Wind farms off the Eastern Shore?

Smith Island off Virginia’s Eastern Shore is a hauntingly beautiful and remote spot marked by acres of green salt marshes and bright blue creeks. In a few years, however, some 221 electricity-generating windmills, each at least 358 feet tall, may twirl in the ocean about three miles off offshore.

At least that’s the dream of Winergy LLC of Shirley, N.Y. which plans to erect the windmills in a 45-square-mile site off of Northampton County. It plans similar projects in 21 other East Coast sites, modeled in part by dozens of such wind parks off the coast of Europe.

Getting permits for the projects from the Army Corps of Engineers, state and local authorities could take three years, says Bob Link, the company’s compliance officer. Constructing the windmills could take a year, with a total cost of about $900 million. “We have an opportunity to set up a renewable base that cuts down oil dependency,” says Link. “It’ll go to a utility or anybody who wants to buy it. Will it be clean? Yes.”

The Eastern Shore is an ideal spot because of its constant breezes and location away from major shipping lanes. Energy companies that need to offset the emissions from polluting power plants will need the wind-generated power, Link says.

Improved technology makes wind-generated power plants possible; there are already land-based wind farms in states including California, Wyoming and Vermont but nothing off shore. Dominion Virginia Power is considering building a 40-turbine wind farm near its Mount Storm coal-fired power plant in West Virginia, about 50 miles west of Front Royal. The U.S. Department of Energy wants wind power to provide 5 percent of the nation’s energy by 2020. Europe is far ahead of the U.S.; its market is growing at 40 percent a year. The first offshore windfarm was built off the coast of Denmark in 1992.

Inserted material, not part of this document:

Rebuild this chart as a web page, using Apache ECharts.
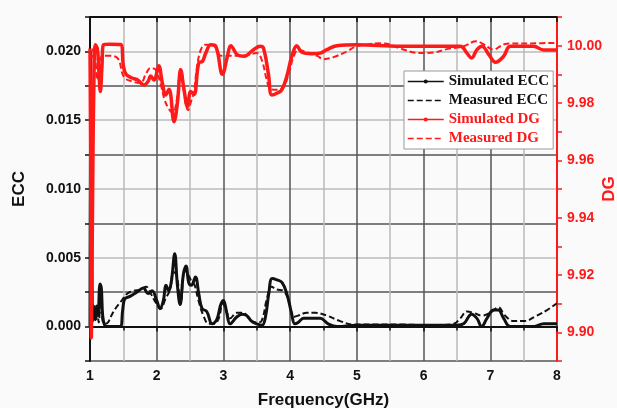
<!DOCTYPE html>
<html>
<head>
<meta charset="utf-8">
<script src="https://cdn.jsdelivr.net/npm/echarts@6/dist/echarts.min.js"></script>
<style>
  html, body { margin: 0; padding: 0; background: #fafafa; }
  #chart { width: 617px; height: 408px; }
</style>
</head>
<body>
<div id="chart"></div>
<script>
  // values
  var simEccFreq = [1.00, 1.01, 1.02, 1.03, 1.04, 1.06, 1.08, 1.10, 1.12, 1.15, 1.17, 1.19, 1.22, 1.26, 1.45, 1.49, 1.52, 1.60, 1.70, 1.80, 1.87, 1.93, 2.00, 2.05, 2.10, 2.14, 2.18, 2.22, 2.27, 2.31, 2.35, 2.40, 2.44, 2.48, 2.52, 2.58, 2.63, 2.68, 2.75, 2.83, 2.90, 2.96, 3.00, 3.05, 3.10, 3.20, 3.28, 3.35, 3.42, 3.50, 3.58, 3.63, 3.68, 3.73, 3.80, 3.88, 3.95, 4.02, 4.07, 4.12, 4.20, 4.33, 4.45, 4.57, 4.70, 5.00, 5.50, 6.00, 6.50, 6.60, 6.72, 6.80, 6.87, 6.95, 7.05, 7.12, 7.20, 7.30, 7.65, 7.80, 8.00];
  var simEccVal = [0.0000, 0.0200, 0.0120, 0.0040, 0.0004, 0.0012, 0.0005, 0.0015, 0.0008, 0.0031, 0.0028, 0.0008, 0.0001, 0.0000, 0.0000, 0.0012, 0.0020, 0.0022, 0.0025, 0.0028, 0.0024, 0.0026, 0.0019, 0.0013, 0.0019, 0.0030, 0.0026, 0.0033, 0.0053, 0.0030, 0.0016, 0.0038, 0.0044, 0.0032, 0.0030, 0.0036, 0.0024, 0.0013, 0.0011, 0.0002, 0.0005, 0.0016, 0.0019, 0.0010, 0.0002, 0.0007, 0.0009, 0.0008, 0.0004, 0.0002, 0.0001, 0.0007, 0.0024, 0.0035, 0.0034, 0.0032, 0.0024, 0.0010, 0.0002, 0.0003, 0.0006, 0.0006, 0.0006, 0.0002, 0.0000, 0.0001, 0.0001, 0.0001, 0.0001, 0.0002, 0.0009, 0.0006, 0.0000, 0.0006, 0.0012, 0.0012, 0.0006, 0.0000, 0.0000, 0.0002, 0.0002];

  var measEccFreq = [1.00, 1.02, 1.03, 1.05, 1.07, 1.09, 1.11, 1.13, 1.16, 1.19, 1.23, 1.27, 1.31, 1.38, 1.46, 1.56, 1.66, 1.76, 1.84, 1.91, 1.98, 2.06, 2.13, 2.20, 2.25, 2.30, 2.36, 2.42, 2.47, 2.52, 2.57, 2.62, 2.70, 2.78, 2.86, 2.93, 2.99, 3.04, 3.10, 3.20, 3.30, 3.40, 3.50, 3.57, 3.65, 3.72, 3.80, 3.90, 3.99, 4.05, 4.12, 4.25, 4.38, 4.55, 4.75, 4.95, 5.30, 5.65, 6.15, 6.45, 6.55, 6.65, 6.75, 6.87, 7.00, 7.12, 7.22, 7.35, 7.50, 7.70, 7.85, 8.00];
  var measEccVal = [0.0000, 0.0100, 0.0030, 0.0008, 0.0015, 0.0005, 0.0012, 0.0003, 0.0020, 0.0004, 0.0002, 0.0003, 0.0007, 0.0013, 0.0018, 0.0024, 0.0026, 0.0027, 0.0029, 0.0024, 0.0018, 0.0013, 0.0020, 0.0027, 0.0040, 0.0037, 0.0017, 0.0041, 0.0038, 0.0033, 0.0030, 0.0020, 0.0008, 0.0002, 0.0002, 0.0006, 0.0017, 0.0012, 0.0006, 0.0010, 0.0010, 0.0005, 0.0003, 0.0004, 0.0020, 0.0029, 0.0027, 0.0026, 0.0017, 0.0007, 0.0008, 0.0010, 0.0010, 0.0008, 0.0004, 0.00015, 0.00015, 0.00015, 0.0001, 0.0002, 0.0006, 0.0011, 0.0010, 0.0008, 0.0010, 0.0014, 0.0008, 0.0004, 0.0004, 0.0008, 0.0012, 0.0017];

  var simDgFreq = [1.00, 1.01, 1.02, 1.04, 1.06, 1.08, 1.11, 1.13, 1.155, 1.18, 1.20, 1.30, 1.46, 1.50, 1.54, 1.62, 1.71, 1.81, 1.87, 1.91, 1.96, 2.03, 2.085, 2.135, 2.185, 2.26, 2.31, 2.36, 2.41, 2.46, 2.51, 2.56, 2.63, 2.685, 2.735, 2.81, 2.885, 2.985, 3.06, 3.11, 3.21, 3.31, 3.45, 3.55, 3.60, 3.675, 3.725, 3.80, 3.875, 3.95, 4.025, 4.10, 4.175, 4.325, 4.45, 4.55, 4.70, 5.00, 5.65, 6.55, 6.65, 6.72, 6.80, 6.875, 6.975, 7.08, 7.20, 7.30, 7.65, 7.80, 8.00];
  var simDgVal = [9.9990, 9.9600, 9.8980, 9.9500, 9.9900, 10.0003, 9.9990, 9.9920, 9.9840, 9.9930, 10.0003, 10.0005, 10.0004, 9.9930, 9.9900, 9.9888, 9.9881, 9.9863, 9.9875, 9.9894, 9.9880, 9.9930, 9.9869, 9.9828, 9.9848, 9.9735, 9.9800, 9.9916, 9.9846, 9.9788, 9.9840, 9.9830, 9.9940, 9.9945, 9.9974, 10.0003, 9.9998, 9.9900, 9.9963, 10.0000, 9.9968, 9.9963, 9.9986, 9.9998, 9.9992, 9.9900, 9.9828, 9.9834, 9.9846, 9.9893, 9.9963, 10.0000, 9.9977, 9.9972, 9.9974, 9.9986, 10.0000, 10.0003, 9.9998, 9.9998, 9.9974, 9.9957, 9.9986, 9.9998, 9.9970, 9.9942, 9.9963, 9.9998, 9.9998, 9.9985, 9.9985];

  var measDgFreq = [1.00, 1.03, 1.05, 1.08, 1.11, 1.14, 1.18, 1.26, 1.41, 1.51, 1.635, 1.76, 1.835, 1.91, 1.985, 2.06, 2.12, 2.18, 2.24, 2.30, 2.36, 2.42, 2.47, 2.52, 2.56, 2.60, 2.66, 2.73, 2.80, 2.88, 2.96, 3.05, 3.30, 3.50, 3.575, 3.65, 3.70, 3.80, 3.90, 3.975, 4.05, 4.125, 4.25, 4.40, 4.50, 4.65, 4.85, 4.975, 5.15, 5.35, 5.50, 5.65, 5.95, 6.15, 6.35, 6.60, 6.79, 6.90, 7.05, 7.15, 7.25, 7.65, 8.00];
  var measDgVal = [9.9970, 9.9960, 9.9990, 9.9950, 9.9880, 9.9940, 9.9963, 9.9965, 9.9957, 9.9890, 9.9875, 9.9870, 9.9900, 9.9922, 9.9916, 9.9865, 9.9810, 9.9780, 9.9765, 9.9810, 9.9920, 9.9820, 9.9775, 9.9810, 9.9840, 9.9920, 9.9985, 10.0003, 10.0003, 9.9995, 9.9965, 9.9965, 9.9965, 9.9974, 9.9950, 9.9880, 9.9850, 9.9846, 9.9856, 9.9900, 9.9960, 9.9986, 9.9977, 9.9965, 9.9953, 9.9960, 9.9980, 9.9996, 10.0004, 10.0008, 10.0004, 9.9990, 9.9974, 9.9976, 9.9988, 9.9998, 10.0015, 10.0005, 9.9986, 9.9998, 10.0007, 10.0008, 10.0010];

  var RED = '#ff1a1a';

  function pairs(xs, ys) {
    return xs.map(function (x, i) { return [x, ys[i]]; });
  }

  var myChart = echarts.init(document.getElementById('chart'));
  myChart.setOption({
    backgroundColor: '#fafafa',
    animation: false,
    grid: { left: 90, right: 60, top: 17, bottom: 47, outerBoundsMode: 'none', containLabel: false },
    legend: {
      orient: 'vertical',
      left: 404,
      top: 71,
      padding: [3, 4, 3, 3],
      itemGap: 4,
      itemWidth: 36,
      itemHeight: 5,
      backgroundColor: '#ffffff',
      borderColor: '#999',
      borderWidth: 1,
      lineStyle: { width: 1.5 },
      textStyle: { fontFamily: 'Liberation Serif', fontWeight: 'bold', fontSize: 15, color: '#111', padding: [2, 0, 1, 0] },
      data: [
        { name: 'Simulated ECC' },
        { name: 'Measured ECC', itemStyle: { opacity: 0 } },
        { name: 'Simulated DG', textStyle: { color: RED } },
        { name: 'Measured DG', itemStyle: { opacity: 0 }, textStyle: { color: RED } }
      ]
    },
    xAxis: [
      {
        type: 'value',
        min: 1, max: 8, interval: 1,
        name: 'Frequency(GHz)',
        nameLocation: 'middle',
        nameGap: 31,
        nameMoveOverlap: false,
        nameTextStyle: { fontFamily: 'Liberation Sans', fontWeight: 'bold', fontSize: 17, color: '#111', verticalAlign: 'top' },
        axisLine: { lineStyle: { color: '#111', width: 2 } },
        axisTick: { length: 5, lineStyle: { color: '#111', width: 1.5 } },
        minorTick: { show: true, splitNumber: 2, length: 4, lineStyle: { color: '#111', width: 1.5 } },
        axisLabel: { fontFamily: 'Liberation Sans', fontWeight: 'bold', fontSize: 14, color: '#111', margin: 8 },
        splitLine: { show: true, lineStyle: { color: '#555', width: 1.5 } },
        minorSplitLine: { show: true, lineStyle: { color: '#bbb', width: 1.5 } }
      },
      {
        type: 'value',
        position: 'top',
        min: 1, max: 8, interval: 1,
        axisLine: { lineStyle: { color: '#111', width: 2 } },
        axisTick: { inside: true, length: 5, lineStyle: { color: '#111', width: 1.5 } },
        minorTick: { show: true, splitNumber: 2, length: 5, lineStyle: { color: '#111', width: 1.5 } },
        axisLabel: { show: false },
        splitLine: { show: false }
      }
    ],
    yAxis: [
      {
        type: 'value',
        min: -0.0025, max: 0.0225, interval: 0.0025,
        name: 'ECC',
        nameLocation: 'middle',
        nameGap: 62,
        nameRotate: 90,
        nameMoveOverlap: false,
        nameTextStyle: { fontFamily: 'Liberation Sans', fontWeight: 'bold', fontSize: 17, color: '#111' },
        axisLine: { show: true, lineStyle: { color: '#111', width: 2 } },
        axisTick: { show: true, length: 5, lineStyle: { color: '#111', width: 1.5 } },
        axisLabel: {
          fontFamily: 'Liberation Sans', fontWeight: 'bold', fontSize: 14, color: '#111', margin: 9,
          formatter: function (v) {
            return Math.round(v * 10000) % 50 === 0 ? v.toFixed(3) : '';
          }
        },
        splitLine: { show: true, lineStyle: { color: ['#555', '#bbb'], width: 1.5 } }
      },
      {
        type: 'value',
        position: 'right',
        min: 9.89, max: 10.01, interval: 0.01,
        name: 'DG',
        nameLocation: 'middle',
        nameGap: 44,
        nameRotate: 90,
        nameMoveOverlap: false,
        nameTextStyle: { fontFamily: 'Liberation Sans', fontWeight: 'bold', fontSize: 17, color: RED },
        axisLine: { show: true, lineStyle: { color: RED, width: 2 } },
        axisTick: { show: true, length: 5, lineStyle: { color: RED, width: 1.5 } },
        axisLabel: {
          fontFamily: 'Liberation Sans', fontWeight: 'bold', fontSize: 14, color: RED, margin: 10,
          formatter: function (v) {
            return Math.round(v * 100) % 2 === 0 ? v.toFixed(2) : '';
          }
        },
        splitLine: { show: false }
      }
    ],
    series: [
      {
        name: 'Simulated ECC',
        type: 'line',
        yAxisIndex: 0,
        smooth: 0.4,
        symbol: 'circle',
        symbolSize: 4,
        showSymbol: false,
        itemStyle: { color: '#111' },
        lineStyle: { color: '#111', width: 3 },
        data: pairs(simEccFreq, simEccVal)
      },
      {
        name: 'Measured ECC',
        type: 'line',
        yAxisIndex: 0,
        smooth: 0.4,
        symbol: 'none',
        itemStyle: { color: '#111' },
        lineStyle: { color: '#111', width: 2, type: [6, 3] },
        data: pairs(measEccFreq, measEccVal)
      },
      {
        name: 'Simulated DG',
        type: 'line',
        yAxisIndex: 1,
        smooth: 0.4,
        symbol: 'circle',
        symbolSize: 4,
        showSymbol: false,
        itemStyle: { color: RED },
        lineStyle: { color: RED, width: 3.5 },
        data: pairs(simDgFreq, simDgVal)
      },
      {
        name: 'Measured DG',
        type: 'line',
        yAxisIndex: 1,
        smooth: 0.4,
        symbol: 'none',
        itemStyle: { color: RED },
        lineStyle: { color: RED, width: 2, type: [6, 3] },
        data: pairs(measDgFreq, measDgVal)
      }
    ]
  });
</script>
</body>
</html>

There is some opposition to wind-energy projects. A proposal by another company to erect windmills near Cape Cod drew opposition from locals who didn’t want the view obstructed and from environmentalists who said birds and marine life would be harmed. There’s also little policy controlling the placement or number of windmills. Sen. John Warner, R-Va., wrote a letter last summer to the Secretary of the Army questioning the project. Warner’s office didn’t respond when asked if he would oppose the Winergy plan.